The Minister has made me understand one thing that I did not understand before. The trial is clearly voluntary, but is he saying that the rollout will also be voluntary, even if the trial is a success? That certainly would remove a lot of my worries. However, the effort being expended to create a control group and to look at what is happening in the second, probably larger group of those who will not take part in the trial rather suggests to me that there was an intention—noble Lords opposite may know whether this is the case—that this should be a compulsory way of reclaiming HMRC debts.

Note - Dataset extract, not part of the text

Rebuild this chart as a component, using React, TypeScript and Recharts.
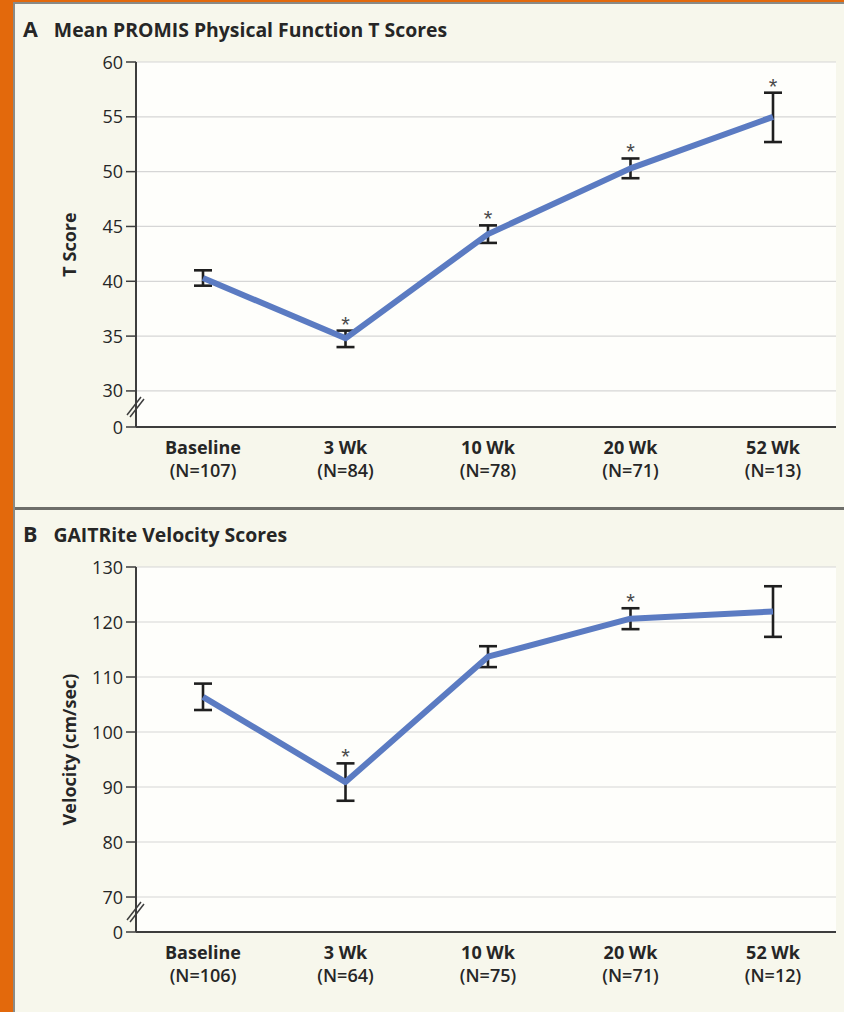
import React from "react";
import { CartesianGrid, ErrorBar, Line, LineChart, XAxis, YAxis } from "recharts";

const VISITS = ["Baseline", "3 Wk", "10 Wk", "20 Wk", "52 Wk"];

// panel A — PROMIS physical function T score
const PROMIS_N = [107, 84, 78, 71, 13];
const PROMIS_MEAN = [40.3, 34.8, 44.3, 50.3, 55.0];
const PROMIS_ERR: Array<[number, number]> = [
  [0.7, 0.7],
  [0.8, 0.7],
  [0.8, 0.8],
  [0.9, 0.9],
  [2.3, 2.2],
];
const PROMIS_SIG = [false, true, true, true, true];
const PROMIS_TICKS = [30, 35, 40, 45, 50, 55, 60];

// panel B — GAITRite velocity (cm/sec)
const GAIT_N = [106, 64, 75, 71, 12];
const GAIT_MEAN = [106.4, 90.9, 113.7, 120.6, 121.9];
const GAIT_ERR: Array<[number, number]> = [
  [2.4, 2.4],
  [3.4, 3.4],
  [1.9, 1.9],
  [1.9, 1.9],
  [4.6, 4.6],
];
const GAIT_SIG = [false, true, false, true, false];
const GAIT_TICKS = [70, 80, 90, 100, 110, 120, 130];

const FONT = "'Open Sans', 'Noto Sans', sans-serif";
const INK = "#262626";
const AXIS = "#3d3d3d";
const LINE_BLUE = "#5b7bc2";
const BG = "#f7f7ec";
const PLOT_BG = "#fefefb";

const TICK_SIZE = 10;
const TICK_MARGIN = 3;

function buildRows(n: number[], mean: number[], err: Array<[number, number]>, sig: boolean[]) {
  return VISITS.map((v, i) => ({
    visit: v,
    n: n[i],
    mean: mean[i],
    err: err[i],
    top: mean[i] + err[i][1],
    sig: sig[i],
  }));
}

function XTick(props: any) {
  const { x, y, payload, nList } = props;
  const i = VISITS.indexOf(payload.value);
  return (
    <g transform={`translate(${x},${y})`}>
      <text textAnchor="middle" fontFamily={FONT} fontSize={18} fill={INK}>
        <tspan x={0} dy={19} fontWeight={700}>
          {payload.value}
        </tspan>
        <tspan x={0} dy={23} fontWeight={600}>
          {`(N=${nList[i]})`}
        </tspan>
      </text>
    </g>
  );
}

function YTick(props: any) {
  const { x, y, payload, floor } = props;
  const isBreak = payload.value === floor;
  const axisX = x + TICK_SIZE + TICK_MARGIN;
  return (
    <g>
      <text
        x={x}
        y={y}
        dy={6.5}
        textAnchor="end"
        fontFamily={FONT}
        fontSize={18}
        fill={INK}
      >
        {isBreak ? "0" : payload.value}
      </text>
      {isBreak && (
        <g stroke={AXIS} strokeWidth={1.5}>
          <line x1={axisX - 9} y1={y - 12} x2={axisX + 5} y2={y - 30} />
          <line x1={axisX - 6} y1={y - 10} x2={axisX + 8} y2={y - 28} />
        </g>
      )}
    </g>
  );
}

function starLabel(sig: boolean[]) {
  return (p: any) => {
    if (!sig[p.index]) return null;
    return (
      <text
        key={`s${p.index}`}
        x={p.x}
        y={p.y + 1}
        textAnchor="middle"
        fontFamily="'Liberation Sans', sans-serif"
        fontSize={22}
        fill="#4a4a4a"
      >
        *
      </text>
    );
  };
}

function Panel({
  letter,
  title,
  yLabel,
  rows,
  nList,
  sig,
  ticks,
  floor,
  top,
  height,
}: {
  letter: string;
  title: string;
  yLabel: string;
  rows: any[];
  nList: number[];
  sig: boolean[];
  ticks: number[];
  floor: number;
  top: number;
  height: number;
}) {
  return (
    <div style={{ position: "absolute", left: 0, top, width: 844, height: height + 40 }}>
      <div
        style={{
          position: "absolute",
          left: 23,
          top: 17,
          fontFamily: FONT,
          fontWeight: 700,
          fontSize: 19.4,
          color: INK,
          whiteSpace: "nowrap",
          lineHeight: "24px",
        }}
      >
        <span style={{ fontSize: 21.5 }}>{letter}</span>
        <span style={{ marginLeft: 16 }}>{title}</span>
      </div>
      <div style={{ position: "absolute", left: 0, top: 40 }}>
        <LineChart
          width={844}
          height={height}
          data={rows}
          margin={{ top: 22, right: 8, bottom: 14, left: 76 }}
        >
          <CartesianGrid
            vertical={false}
            stroke="#d6d6d6"
            strokeWidth={1.2}
            fill={PLOT_BG}
          />
          <XAxis
            dataKey="visit"
            height={height - 22 - 14 - 365}
            padding={{ left: 67, right: 63 }}
            axisLine={{ stroke: AXIS, strokeWidth: 2 }}
            tickLine={false}
            interval={0}
            tick={<XTick nList={nList} />}
          />
          <YAxis
            width={60}
            domain={[floor, ticks[ticks.length - 1]]}
            ticks={[floor, ...ticks]}
            allowDataOverflow
            axisLine={{ stroke: AXIS, strokeWidth: 2 }}
            tickLine={{ stroke: AXIS, strokeWidth: 1.5 }}
            tickSize={TICK_SIZE}
            tickMargin={TICK_MARGIN}
            tick={<YTick floor={floor} />}
            label={{
              value: yLabel,
              angle: -90,
              position: "insideLeft",
              offset: -6,
              style: {
                fontFamily: FONT,
                fontWeight: 700,
                fontSize: 18,
                fill: INK,
                textAnchor: "middle",
              },
            }}
          />
          <Line
            dataKey="mean"
            stroke={LINE_BLUE}
            strokeWidth={6}
            strokeLinejoin="round"
            dot={false}
            activeDot={false}
            isAnimationActive={false}
          >
            <ErrorBar
              dataKey="err"
              direction="y"
              width={9}
              stroke="#1f1f1f"
              strokeWidth={2.6}
              isAnimationActive={false}
            />
          </Line>
          <Line
            dataKey="top"
            stroke="none"
            dot={false}
            activeDot={false}
            legendType="none"
            isAnimationActive={false}
            label={starLabel(sig)}
          />
        </LineChart>
      </div>
    </div>
  );
}

export default function App() {
  const promisRows = buildRows(PROMIS_N, PROMIS_MEAN, PROMIS_ERR, PROMIS_SIG);
  const gaitRows = buildRows(GAIT_N, GAIT_MEAN, GAIT_ERR, GAIT_SIG);
  return (
    <div
      style={{
        position: "relative",
        width: 844,
        height: 1012,
        background: "#e3690c",
        overflow: "hidden",
      }}
    >
      <style>{"body{margin:0}"}</style>
      <div
        style={{
          position: "absolute",
          left: 13,
          top: 2,
          right: 0,
          bottom: 0,
          background: BG,
          borderLeft: "2px solid #8a8a86",
          borderTop: "2px solid #8a8a86",
        }}
      />
      <Panel
        letter="A"
        title="Mean PROMIS Physical Function T Scores"
        yLabel="T Score"
        rows={promisRows}
        nList={PROMIS_N}
        sig={PROMIS_SIG}
        ticks={PROMIS_TICKS}
        floor={26.71}
        top={0}
        height={460}
      />
      <div
        style={{
          position: "absolute",
          left: 15,
          right: 0,
          top: 507,
          height: 3,
          background: "#6e6e6a",
        }}
      />
      <Panel
        letter="B"
        title="GAITRite Velocity Scores"
        yLabel="Velocity (cm/sec)"
        rows={gaitRows}
        nList={GAIT_N}
        sig={GAIT_SIG}
        ticks={GAIT_TICKS}
        floor={63.64}
        top={505}
        height={467}
      />
    </div>
  );
}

If you want to understand how to operate this effectively with people who volunteer, you do a randomised control trial just with those people. You go on until you have a couple of thousand volunteers and you assign them randomly—half you monitor under the current system and half you monitor under the new system. You then have a conventional and statistically robust way of comparing behaviour. It might be fun and informative, and it might have a peripheral virtue to try to understand why the people who have not volunteered have not done so and to try to find out how to encourage them to do so in future, but you certainly would not bother with this functionless control group that sits as an appendage at the bottom.

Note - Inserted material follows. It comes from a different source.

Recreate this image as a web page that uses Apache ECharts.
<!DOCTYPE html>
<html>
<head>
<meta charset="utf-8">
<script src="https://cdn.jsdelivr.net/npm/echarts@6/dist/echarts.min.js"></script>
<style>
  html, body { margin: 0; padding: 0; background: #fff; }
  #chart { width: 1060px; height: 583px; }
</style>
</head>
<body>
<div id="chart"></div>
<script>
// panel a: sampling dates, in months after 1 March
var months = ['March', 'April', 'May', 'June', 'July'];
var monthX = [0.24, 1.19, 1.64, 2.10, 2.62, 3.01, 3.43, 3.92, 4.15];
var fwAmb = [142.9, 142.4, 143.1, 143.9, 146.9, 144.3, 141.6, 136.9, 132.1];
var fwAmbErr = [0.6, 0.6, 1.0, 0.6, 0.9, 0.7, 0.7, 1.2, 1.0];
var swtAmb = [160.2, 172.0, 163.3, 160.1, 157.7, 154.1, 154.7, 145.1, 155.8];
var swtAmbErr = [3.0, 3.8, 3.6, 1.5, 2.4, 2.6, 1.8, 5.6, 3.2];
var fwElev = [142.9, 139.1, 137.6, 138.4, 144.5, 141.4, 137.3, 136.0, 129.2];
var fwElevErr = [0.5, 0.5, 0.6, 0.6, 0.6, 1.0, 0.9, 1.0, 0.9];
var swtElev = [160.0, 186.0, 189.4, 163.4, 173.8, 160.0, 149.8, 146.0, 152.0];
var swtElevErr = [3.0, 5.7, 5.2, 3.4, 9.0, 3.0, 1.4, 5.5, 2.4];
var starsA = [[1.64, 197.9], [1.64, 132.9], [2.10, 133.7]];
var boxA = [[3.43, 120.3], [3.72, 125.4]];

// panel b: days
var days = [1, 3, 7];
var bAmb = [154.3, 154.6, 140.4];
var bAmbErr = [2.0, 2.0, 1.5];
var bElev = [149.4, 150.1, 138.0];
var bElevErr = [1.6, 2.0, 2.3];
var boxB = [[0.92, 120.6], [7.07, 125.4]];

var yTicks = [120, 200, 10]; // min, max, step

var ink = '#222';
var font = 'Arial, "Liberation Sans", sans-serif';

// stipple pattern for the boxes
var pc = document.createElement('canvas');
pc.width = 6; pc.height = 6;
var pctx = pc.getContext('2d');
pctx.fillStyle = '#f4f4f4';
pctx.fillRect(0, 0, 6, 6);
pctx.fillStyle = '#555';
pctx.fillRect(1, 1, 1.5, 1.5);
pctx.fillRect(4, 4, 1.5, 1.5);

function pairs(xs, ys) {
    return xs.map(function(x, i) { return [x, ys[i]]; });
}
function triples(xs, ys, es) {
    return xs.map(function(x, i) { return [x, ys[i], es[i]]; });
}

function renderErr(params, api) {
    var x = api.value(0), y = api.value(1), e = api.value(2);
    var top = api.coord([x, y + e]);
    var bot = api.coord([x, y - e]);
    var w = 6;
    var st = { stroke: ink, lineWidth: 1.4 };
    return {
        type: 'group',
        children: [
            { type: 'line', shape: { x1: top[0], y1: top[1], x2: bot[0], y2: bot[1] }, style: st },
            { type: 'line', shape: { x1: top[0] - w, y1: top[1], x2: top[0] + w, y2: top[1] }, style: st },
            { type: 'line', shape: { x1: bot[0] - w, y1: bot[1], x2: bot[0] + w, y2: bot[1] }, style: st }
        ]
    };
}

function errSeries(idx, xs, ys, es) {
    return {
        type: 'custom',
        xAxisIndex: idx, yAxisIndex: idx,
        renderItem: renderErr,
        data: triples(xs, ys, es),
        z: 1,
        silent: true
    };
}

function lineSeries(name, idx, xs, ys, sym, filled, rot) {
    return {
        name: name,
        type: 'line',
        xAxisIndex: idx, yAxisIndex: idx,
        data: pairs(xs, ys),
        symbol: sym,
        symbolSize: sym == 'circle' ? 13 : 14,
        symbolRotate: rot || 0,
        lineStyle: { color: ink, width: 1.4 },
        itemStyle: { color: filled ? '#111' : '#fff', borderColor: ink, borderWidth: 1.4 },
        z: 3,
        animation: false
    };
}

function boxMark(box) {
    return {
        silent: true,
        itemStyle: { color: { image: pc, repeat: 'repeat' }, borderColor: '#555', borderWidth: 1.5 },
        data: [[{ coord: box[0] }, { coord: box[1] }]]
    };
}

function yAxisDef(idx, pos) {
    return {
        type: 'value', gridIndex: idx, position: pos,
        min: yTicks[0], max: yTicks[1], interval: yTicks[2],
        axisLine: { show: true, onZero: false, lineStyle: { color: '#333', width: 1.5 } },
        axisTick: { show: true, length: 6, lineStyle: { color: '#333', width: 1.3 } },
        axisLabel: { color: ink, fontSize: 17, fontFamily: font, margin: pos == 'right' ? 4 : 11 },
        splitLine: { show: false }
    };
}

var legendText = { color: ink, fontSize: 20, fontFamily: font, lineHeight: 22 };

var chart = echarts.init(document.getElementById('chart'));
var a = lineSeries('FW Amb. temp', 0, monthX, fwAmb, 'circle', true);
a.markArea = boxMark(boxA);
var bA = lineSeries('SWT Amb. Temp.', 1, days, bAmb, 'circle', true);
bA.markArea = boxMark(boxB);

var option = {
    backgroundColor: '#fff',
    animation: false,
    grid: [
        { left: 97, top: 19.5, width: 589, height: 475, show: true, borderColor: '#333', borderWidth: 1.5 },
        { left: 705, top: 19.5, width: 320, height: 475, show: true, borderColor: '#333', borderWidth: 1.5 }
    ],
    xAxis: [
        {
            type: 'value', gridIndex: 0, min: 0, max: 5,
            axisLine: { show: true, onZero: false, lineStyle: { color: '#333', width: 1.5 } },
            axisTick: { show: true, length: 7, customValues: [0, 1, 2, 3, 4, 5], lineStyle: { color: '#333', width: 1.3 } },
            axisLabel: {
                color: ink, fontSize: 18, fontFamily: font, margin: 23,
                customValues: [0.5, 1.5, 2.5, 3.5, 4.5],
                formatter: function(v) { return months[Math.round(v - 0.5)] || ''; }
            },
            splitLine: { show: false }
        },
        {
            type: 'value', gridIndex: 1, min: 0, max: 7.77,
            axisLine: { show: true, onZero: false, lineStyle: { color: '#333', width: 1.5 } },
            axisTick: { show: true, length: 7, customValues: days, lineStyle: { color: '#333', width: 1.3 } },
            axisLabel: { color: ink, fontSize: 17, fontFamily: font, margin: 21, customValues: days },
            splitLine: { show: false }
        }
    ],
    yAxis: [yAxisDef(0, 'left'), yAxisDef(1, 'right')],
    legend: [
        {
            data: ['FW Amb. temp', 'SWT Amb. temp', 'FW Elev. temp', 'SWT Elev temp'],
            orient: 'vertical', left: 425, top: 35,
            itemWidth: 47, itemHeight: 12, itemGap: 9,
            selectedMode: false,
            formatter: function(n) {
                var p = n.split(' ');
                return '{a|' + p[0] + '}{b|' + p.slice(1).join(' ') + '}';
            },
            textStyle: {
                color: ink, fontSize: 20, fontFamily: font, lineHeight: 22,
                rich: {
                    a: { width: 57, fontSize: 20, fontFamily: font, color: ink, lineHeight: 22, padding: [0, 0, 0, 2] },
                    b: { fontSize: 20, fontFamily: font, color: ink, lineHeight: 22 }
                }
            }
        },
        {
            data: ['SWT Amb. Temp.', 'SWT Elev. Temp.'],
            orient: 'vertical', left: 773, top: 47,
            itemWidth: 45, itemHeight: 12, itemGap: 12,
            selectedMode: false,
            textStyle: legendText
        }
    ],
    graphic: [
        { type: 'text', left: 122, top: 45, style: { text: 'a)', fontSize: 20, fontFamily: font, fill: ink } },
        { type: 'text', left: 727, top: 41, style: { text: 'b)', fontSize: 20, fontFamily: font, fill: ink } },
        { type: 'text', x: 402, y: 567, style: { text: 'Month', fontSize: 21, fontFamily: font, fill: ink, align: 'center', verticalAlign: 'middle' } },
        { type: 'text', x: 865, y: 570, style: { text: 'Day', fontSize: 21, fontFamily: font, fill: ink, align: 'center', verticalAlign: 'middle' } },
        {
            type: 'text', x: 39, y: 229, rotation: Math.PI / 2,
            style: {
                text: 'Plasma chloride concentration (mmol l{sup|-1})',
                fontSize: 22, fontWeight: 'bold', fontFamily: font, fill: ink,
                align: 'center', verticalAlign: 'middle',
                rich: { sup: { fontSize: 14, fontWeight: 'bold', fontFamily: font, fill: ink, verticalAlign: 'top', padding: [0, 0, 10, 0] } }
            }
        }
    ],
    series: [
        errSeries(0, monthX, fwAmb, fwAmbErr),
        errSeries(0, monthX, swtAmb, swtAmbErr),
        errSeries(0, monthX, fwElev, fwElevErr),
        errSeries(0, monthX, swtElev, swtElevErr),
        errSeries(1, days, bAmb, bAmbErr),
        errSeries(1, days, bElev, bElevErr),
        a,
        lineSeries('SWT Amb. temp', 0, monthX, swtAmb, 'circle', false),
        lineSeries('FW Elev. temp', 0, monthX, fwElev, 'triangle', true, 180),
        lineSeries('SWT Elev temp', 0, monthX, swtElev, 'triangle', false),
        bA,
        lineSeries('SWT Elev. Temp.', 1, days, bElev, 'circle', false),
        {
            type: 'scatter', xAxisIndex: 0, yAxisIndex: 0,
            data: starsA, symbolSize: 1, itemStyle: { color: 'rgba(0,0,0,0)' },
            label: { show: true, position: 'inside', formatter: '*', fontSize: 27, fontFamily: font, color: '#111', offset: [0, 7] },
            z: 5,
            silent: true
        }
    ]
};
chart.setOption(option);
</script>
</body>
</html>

As I say, there is a simple and statistically robust way of dealing with this if the trial is for a voluntary system, which would not have all the characteristics of the trial that has been put in front of us. If the Minister is prepared to set up a meeting with his statisticians, I should enjoy it very much, because I do not think that they have come up to the mark on this occasion if, as I say, this is a trial for a voluntary system. If I am wrong and this was designed as a trial for a compulsory system, I come back to my old criticism that it does not function as that. You do not get enough information on the likely behaviour of the people who have declined to take part in the trial to be able to predict how they would react if they were compelled to take part.

However, I cannot be churlish when I have received such a good reply from my noble friend, particularly if he sets me up with a tea date with his statisticians—and how could any statistician refuse tea in the Lords? Whatever the circumstances, I happily beg leave to withdraw the Motion.